Material provided ->

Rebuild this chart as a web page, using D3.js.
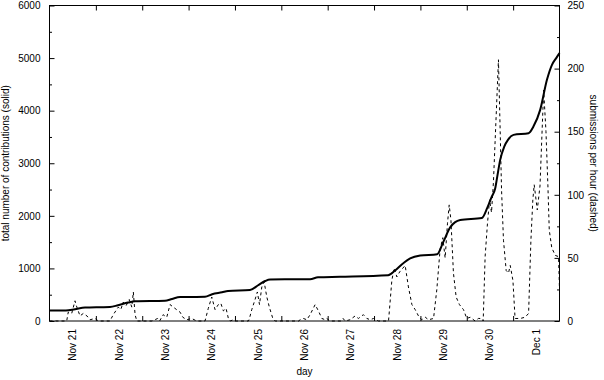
<html>
<head>
<script src="https://d3js.org/d3.v7.min.js"></script>
<style>
body{margin:0;background:#fff;}
text{font-family:"Liberation Sans",Arial,sans-serif;font-size:10px;fill:#000;}
</style>
</head>
<body>
<svg id="svg" width="604" height="380"></svg>
<script>
// hours counted from Nov 21 00:00, one tick per day
var dayLabels = ["Nov 21","Nov 22","Nov 23","Nov 24","Nov 25","Nov 26","Nov 27","Nov 28","Nov 29","Nov 30","Dec 1"];
var leftTicks = [0,1000,2000,3000,4000,5000,6000];
var rightTicks = [0,50,100,150,200,250];

// total contributions (solid)
var totalHours = [0,8.5,13.2,18.4,26,31.3,35.5,40.7,44.3,59.8,63.4,67.6,80.5,84.2,89.3,92.4,103.8,108,111.6,114.2,134.9,139,150.4,175.3,178.9,182.5,186.7,191.9,200.7,203.8,207.4,210,212.6,223.8,226.6,229,230.7,231.8,233.3,235.4,237.4,240.2,248,250.5,254,257.5,260.1,262.3,264];
var totalValues = [200,200,225,255,262,265,300,350,375,385,420,455,462,510,545,570,590,680,760,790,795,830,840,870,960,1080,1190,1245,1270,1500,1780,1880,1920,1960,2150,2370,2520,2750,3064,3317,3450,3540,3572,3697,4015,4586,4871,5000,5094];

// submissions per hour (dashed)
var rateHours = [0,8.9,9.7,11.5,13.2,13.7,15.8,17.5,19.4,21,23.6,25.3,
  31.3,33,35.6,36.9,38.2,39.6,41.3,42.6,43.4,44.3,45.2,53,56,57,58.8,60.7,62.4,64.1,65.8,67.6,69,71,73.6,76.2,
  80.5,82.2,84,85.7,87.4,88.7,90,91.4,92.6,93.5,95.2,96,103,103.5,104.7,106.4,107.6,108.7,109.9,111.1,112.5,113.8,115.6,116.8,
  129,129.7,131.4,133.2,134.9,137.5,139.2,141,142.7,143.5,145.3,151,152,153,155.6,158.2,159.9,162.5,164.3,166,167.7,170.3,
  175.5,177.2,178.4,179.8,181.3,184.1,185.8,187.6,189.3,191,192.7,194.5,196.2,198.8,200.5,202.2,203.6,204.8,206,206.9,207.8,209.1,210.5,212.2,214.3,216,217.8,220.3,222,223.8,224.5,
  225.5,226.7,227.8,228.8,229.8,232.4,233.3,234,235,236.4,237.6,238.5,239.9,241,243.7,246.2,248,249.2,250.2,250.9,252.5,253.9,255.8,257,258,258.7,260,261.8,263.5,264];
var rateValues = [0,0,7,6,16,13,4,6,4,1,2,0,
  0,5,11,9,15,12,17,11,23,5,0,0,2,0,5,3,13,11,9,7,3,1,2,0,
  0,10,19,9,13,14,8,10,2,0,1,0,0,2,9,17,23,13,27,31,19,11,2,0,
  0,1,2,1,5,13,8,2,1,2,0,0,2,0,1,4,2,5,2,1,2,0,
  0,32,42,35,39,44,27,13,9,4,1,3,1,2,25,57,66,50,77,92,80,38,19,13,9,2,3,0,2,2,0,
  51,77,96,86,110,207,150,104,64,40,38,44,32,2,2,3,6,64,96,108,88,107,183,150,107,72,58,52,51,25];

var svg = d3.select("svg");
var pLeft = 49.5, pRight = 559.5, pTop = 5.5, pBottom = 321;

var x = d3.scaleLinear().domain([0,264]).range([pLeft,pRight]);
var yL = d3.scaleLinear().domain([0,6000]).range([pBottom,pTop]);
var yR = d3.scaleLinear().domain([0,250]).range([pBottom,pTop]);

function clean(g){ g.select(".domain").remove(); g.selectAll("line").attr("stroke","#000"); g.selectAll("text").attr("font-size",null).attr("font-family",null); }

// y axes, ticks pointing inward
svg.append("g").attr("transform","translate("+pLeft+",0)")
   .call(d3.axisLeft(yL).tickValues(leftTicks).tickFormat(d3.format("d")).tickSizeInner(-5).tickSizeOuter(0).tickPadding(9)).call(clean);
svg.append("g").attr("transform","translate("+pLeft+",0)")
   .call(d3.axisLeft(yL).tickValues(d3.range(500,6000,1000)).tickSizeInner(-2.5).tickSizeOuter(0).tickFormat("")).call(clean);
svg.append("g").attr("transform","translate("+pRight+",0)")
   .call(d3.axisRight(yR).tickValues(rightTicks).tickFormat(d3.format("d")).tickSizeInner(-5).tickSizeOuter(0).tickPadding(8)).call(clean);
svg.append("g").attr("transform","translate("+pRight+",0)")
   .call(d3.axisRight(yR).tickValues(d3.range(25,250,50)).tickSizeInner(-2.5).tickSizeOuter(0).tickFormat("")).call(clean);

// day ticks top and bottom
var dayTicks = d3.range(24,264,24);
svg.append("g").attr("transform","translate(0,"+pBottom+")")
   .call(d3.axisBottom(x).tickValues(dayTicks).tickSizeInner(-5).tickSizeOuter(0).tickFormat("")).call(clean);
svg.append("g").attr("transform","translate(0,"+pTop+")")
   .call(d3.axisTop(x).tickValues(dayTicks).tickSizeInner(-5).tickSizeOuter(0).tickFormat("")).call(clean);

// day labels, rotated, centred on each day
svg.append("g").selectAll("text").data(dayLabels).enter().append("text")
   .attr("transform",function(d,i){ return "translate("+x(24*i+12)+","+(pBottom+8)+") rotate(-90)"; })
   .attr("text-anchor","end").attr("dy","0.35em").text(function(d){ return d; });

// frame
svg.append("rect").attr("x",pLeft).attr("y",pTop).attr("width",pRight-pLeft).attr("height",pBottom-pTop)
   .attr("fill","none").attr("stroke","#000").attr("stroke-width",1);

// lines
var rateLine = d3.line().x(function(d,i){ return x(rateHours[i]); }).y(function(d){ return yR(d); });
svg.append("path").attr("d",rateLine(rateValues)).attr("fill","none").attr("stroke","#000")
   .attr("stroke-width",1).attr("stroke-dasharray","3,3");

var totalLine = d3.line().x(function(d,i){ return x(totalHours[i]); }).y(function(d){ return yL(d); }).curve(d3.curveMonotoneX);
svg.append("path").attr("d",totalLine(totalValues)).attr("fill","none").attr("stroke","#000")
   .attr("stroke-width",2);

// axis titles
svg.append("text").attr("transform","translate(9,"+(pTop+pBottom)/2+") rotate(-90)")
   .attr("text-anchor","middle").text("total number of contributions (solid)");
svg.append("text").attr("transform","translate(590,"+(pTop+pBottom)/2+") rotate(90)")
   .attr("text-anchor","middle").text("submissions per hour (dashed)");
svg.append("text").attr("x",(pLeft+pRight)/2).attr("y",375).attr("text-anchor","middle").text("day");
</script>
</body>
</html>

Exercise ->
Omitting all images, print the listing exactly.

Solution to this problem ->
Rebuild this chart as a web page, using D3.js.
<html>
<head>
<script src="https://d3js.org/d3.v7.min.js"></script>
<style>
body{margin:0;background:#fff;}
text{font-family:"Liberation Sans",Arial,sans-serif;font-size:10px;fill:#000;}
</style>
</head>
<body>
<svg id="svg" width="604" height="380"></svg>
<script>
// hours counted from Nov 21 00:00, one tick per day
var dayLabels = ["Nov 21","Nov 22","Nov 23","Nov 24","Nov 25","Nov 26","Nov 27","Nov 28","Nov 29","Nov 30","Dec 1"];
var leftTicks = [0,1000,2000,3000,4000,5000,6000];
var rightTicks = [0,50,100,150,200,250];

// total contributions (solid)
var totalHours = [0,8.5,13.2,18.4,26,31.3,35.5,40.7,44.3,59.8,63.4,67.6,80.5,84.2,89.3,92.4,103.8,108,111.6,114.2,134.9,139,150.4,175.3,178.9,182.5,186.7,191.9,200.7,203.8,207.4,210,212.6,223.8,226.6,229,230.7,231.8,233.3,235.4,237.4,240.2,248,250.5,254,257.5,260.1,262.3,264];
var totalValues = [200,200,225,255,262,265,300,350,375,385,420,455,462,510,545,570,590,680,760,790,795,830,840,870,960,1080,1190,1245,1270,1500,1780,1880,1920,1960,2150,2370,2520,2750,3064,3317,3450,3540,3572,3697,4015,4586,4871,5000,5094];

// submissions per hour (dashed)
var rateHours = [0,8.9,9.7,11.5,13.2,13.7,15.8,17.5,19.4,21,23.6,25.3,
  31.3,33,35.6,36.9,38.2,39.6,41.3,42.6,43.4,44.3,45.2,53,56,57,58.8,60.7,62.4,64.1,65.8,67.6,69,71,73.6,76.2,
  80.5,82.2,84,85.7,87.4,88.7,90,91.4,92.6,93.5,95.2,96,103,103.5,104.7,106.4,107.6,108.7,109.9,111.1,112.5,113.8,115.6,116.8,
  129,129.7,131.4,133.2,134.9,137.5,139.2,141,142.7,143.5,145.3,151,152,153,155.6,158.2,159.9,162.5,164.3,166,167.7,170.3,
  175.5,177.2,178.4,179.8,181.3,184.1,185.8,187.6,189.3,191,192.7,194.5,196.2,198.8,200.5,202.2,203.6,204.8,206,206.9,207.8,209.1,210.5,212.2,214.3,216,217.8,220.3,222,223.8,224.5,
  225.5,226.7,227.8,228.8,229.8,232.4,233.3,234,235,236.4,237.6,238.5,239.9,241,243.7,246.2,248,249.2,250.2,250.9,252.5,253.9,255.8,257,258,258.7,260,261.8,263.5,264];
var rateValues = [0,0,7,6,16,13,4,6,4,1,2,0,
  0,5,11,9,15,12,17,11,23,5,0,0,2,0,5,3,13,11,9,7,3,1,2,0,
  0,10,19,9,13,14,8,10,2,0,1,0,0,2,9,17,23,13,27,31,19,11,2,0,
  0,1,2,1,5,13,8,2,1,2,0,0,2,0,1,4,2,5,2,1,2,0,
  0,32,42,35,39,44,27,13,9,4,1,3,1,2,25,57,66,50,77,92,80,38,19,13,9,2,3,0,2,2,0,
  51,77,96,86,110,207,150,104,64,40,38,44,32,2,2,3,6,64,96,108,88,107,183,150,107,72,58,52,51,25];

var svg = d3.select("svg");
var pLeft = 49.5, pRight = 559.5, pTop = 5.5, pBottom = 321;

var x = d3.scaleLinear().domain([0,264]).range([pLeft,pRight]);
var yL = d3.scaleLinear().domain([0,6000]).range([pBottom,pTop]);
var yR = d3.scaleLinear().domain([0,250]).range([pBottom,pTop]);

function clean(g){ g.select(".domain").remove(); g.selectAll("line").attr("stroke","#000"); g.selectAll("text").attr("font-size",null).attr("font-family",null); }

// y axes, ticks pointing inward
svg.append("g").attr("transform","translate("+pLeft+",0)")
   .call(d3.axisLeft(yL).tickValues(leftTicks).tickFormat(d3.format("d")).tickSizeInner(-5).tickSizeOuter(0).tickPadding(9)).call(clean);
svg.append("g").attr("transform","translate("+pLeft+",0)")
   .call(d3.axisLeft(yL).tickValues(d3.range(500,6000,1000)).tickSizeInner(-2.5).tickSizeOuter(0).tickFormat("")).call(clean);
svg.append("g").attr("transform","translate("+pRight+",0)")
   .call(d3.axisRight(yR).tickValues(rightTicks).tickFormat(d3.format("d")).tickSizeInner(-5).tickSizeOuter(0).tickPadding(8)).call(clean);
svg.append("g").attr("transform","translate("+pRight+",0)")
   .call(d3.axisRight(yR).tickValues(d3.range(25,250,50)).tickSizeInner(-2.5).tickSizeOuter(0).tickFormat("")).call(clean);

// day ticks top and bottom
var dayTicks = d3.range(24,264,24);
svg.append("g").attr("transform","translate(0,"+pBottom+")")
   .call(d3.axisBottom(x).tickValues(dayTicks).tickSizeInner(-5).tickSizeOuter(0).tickFormat("")).call(clean);
svg.append("g").attr("transform","translate(0,"+pTop+")")
   .call(d3.axisTop(x).tickValues(dayTicks).tickSizeInner(-5).tickSizeOuter(0).tickFormat("")).call(clean);

// day labels, rotated, centred on each day
svg.append("g").selectAll("text").data(dayLabels).enter().append("text")
   .attr("transform",function(d,i){ return "translate("+x(24*i+12)+","+(pBottom+8)+") rotate(-90)"; })
   .attr("text-anchor","end").attr("dy","0.35em").text(function(d){ return d; });

// frame
svg.append("rect").attr("x",pLeft).attr("y",pTop).attr("width",pRight-pLeft).attr("height",pBottom-pTop)
   .attr("fill","none").attr("stroke","#000").attr("stroke-width",1);

// lines
var rateLine = d3.line().x(function(d,i){ return x(rateHours[i]); }).y(function(d){ return yR(d); });
svg.append("path").attr("d",rateLine(rateValues)).attr("fill","none").attr("stroke","#000")
   .attr("stroke-width",1).attr("stroke-dasharray","3,3");

var totalLine = d3.line().x(function(d,i){ return x(totalHours[i]); }).y(function(d){ return yL(d); }).curve(d3.curveMonotoneX);
svg.append("path").attr("d",totalLine(totalValues)).attr("fill","none").attr("stroke","#000")
   .attr("stroke-width",2);

// axis titles
svg.append("text").attr("transform","translate(9,"+(pTop+pBottom)/2+") rotate(-90)")
   .attr("text-anchor","middle").text("total number of contributions (solid)");
svg.append("text").attr("transform","translate(590,"+(pTop+pBottom)/2+") rotate(90)")
   .attr("text-anchor","middle").text("submissions per hour (dashed)");
svg.append("text").attr("x",(pLeft+pRight)/2).attr("y",375).attr("text-anchor","middle").text("day");
</script>
</body>
</html>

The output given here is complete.